Wednesday 2 – June 6th – Day three
Lots of energy today – I must have adjusted to the schedule.
Plus I went back to Gatorade – I think the sugar helps keep my energy up.
Up at 7:00 out of the room by 8. The weather is nice in the upper 50’s in the morning. New Yorkers are complaining that it is cold. Supposed to hit the 90’s by the weekend.
I walked to Lincoln Center today – it takes about 20 minutes – at a good pace – without running into a lot of people – the sidewalks are full of people in the morning. Stopped at a drugstore to get some toiletries and a bottle of Gatorade.
I got there at 9 am – a full hour before the start and there were lots of others there also.
Had a real good chat with a director from California and I was asking him if his casts spent a week or more at the table before they get on their feet. He said it varies but between 1/4 and ½ of his rehearsal time is spent at the table. I told him I get them up after six hours. I asked him what he does with the 30 to 50 hours. He does the same stuff that I do but I do it during the rehearsal. He goes through the script page by page asking the actors “where are you coming from?, How do you feel about entering? What do you want in this scene?” I do the same but I do it one scene at a time.
We had our second (of three) sessions on ‘Collaboration” today. What a waste of time. We spent the first hour and a quarter reviewing what we did yesterday. Here are a couple of valuable comments I heard during the session today:
In every production someone is in charge and someone is the leader but they may not be the same person.
We talked about the first day of rehearsals and what people covered. The best comment related to establishing “values” for the production. These are set by and agreed to by all in the production. An example is “One of our rehearsal values is being on time.”
A side note: Many of the directors here are confident to the point of arrogance. My guess is that their ability is inversely proportional to their arrogance.
Building a consensus is a subset of Collaboration. Here is what one group said about consensus:
Consensus is dangerous in art because you tend to lose the edges and the edges are what makes art.

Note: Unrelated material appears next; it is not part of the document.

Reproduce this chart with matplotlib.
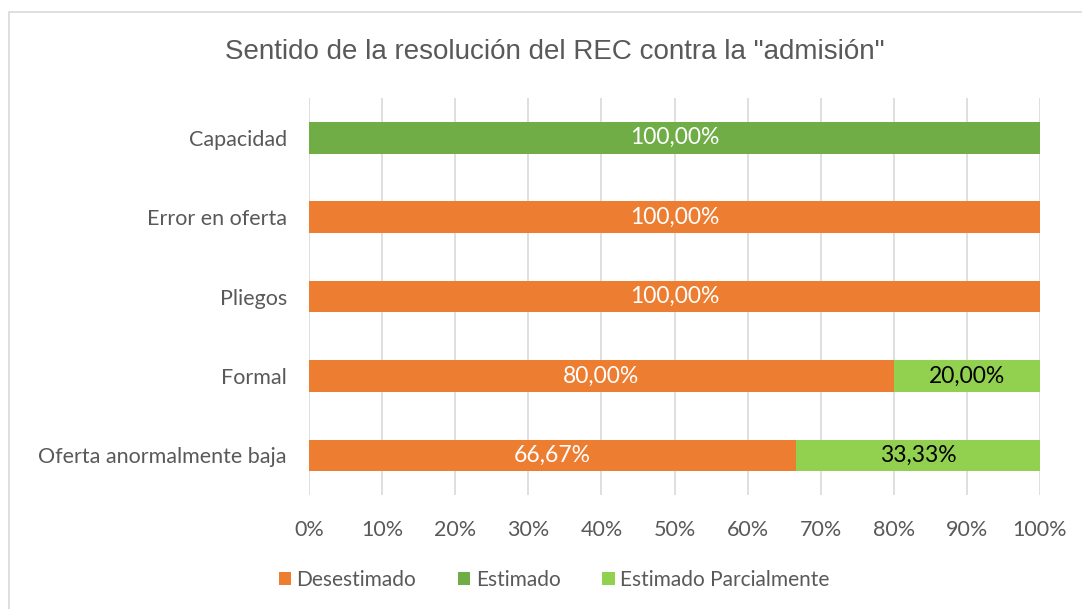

One of the good things that comes out of the morning sessions is the small group work. The larger group is broken up into small groups of 3, 4or 5. He rearranges the groups so we get to spend time with and get to know many other people here. Today I spent time with a playwright from the University of Connecticut and a Director from Washington D.C. Really nice people. The playwright has a play he wrote that is running now and he leaves this weekend to see the final week of it. He had a lot of questions about how we, as directors, interpret the work of the playwright. His problem was that the Director had made interpretations of his play that weren’t consistent with the playwrights. Both of us agreed that it is our responsibility to present the playwrights vision of the play as long as the playwright was reasonably available. We could have talked for hours more.
The afternoon program was another of the five plays they have been rehearsing. Yesterday was The Maestro’s Garden. Today was a full fledged musical called Only Children. Roy Thinnes summed it up tonight at our session with him: It would never make Broadway – it is too close to pornography. The musical is about the sexual exploitation of 12 year old children. Pretty graphic in word, deed and song. The 12 year olds were played by young actors in their 20’s. Even the young people in the audience felt “surprisingly Puritan” over it. It was offensive but it did make us think which means that it was good. Remember the comment from the first night that “If everyone in your audience thinks George Bush is great and you present a show that says George Bush is great, what have you accomplished? One of the adult actors said he would not have done the play if he had read it first but “you don’t say ‘no’ when Lincoln enter calls.”
Lincoln Center told us they had picked plays with an edge. I think most people lost sight of the purpose of these plays: To see how the production process works if the playwright is directing the plays assisted by an experienced director. This play went right to the center of my main issue: How does a playwright direct the difficult parts of plays if he has no experience in directing? Interestingly, in this case the playwrights (two – one for music and one for words) did not try to direct. Somehow the Lincoln Center message got translated into “The playwright is in charge of the room.” Many of the sexual scenes would be terribly hard for ANY actor to do and it would take a real caring hand on the part of the director to get the actor to where he/she needed to be.
Definitely, not a play for Orcas – or Doug for that matter but it DID make me think.
We had another three hours with Roy Thinnes tonight in our small group. They gave us a play by John Guare to rehearse for two nights. We have directors, actors, playwrights and designers in out group. We were all assigned roles out of our specialty. For example a playwright was director, I was an actor and so on. It was indirectly about 9/11 which triggered a lot of feelings from those who were in NYC when it happened. Most of the people stuck their noses into the script and read. I scooped and did well. I was able to make eye contact with the others.
A lot of good discussion and a lot of fun. Roy is a great cold reader.
Finished off the beer when I got home tonight. Got to get some more tomorrow.
Damn: I’m calling the hotel room home. Must have been here too long.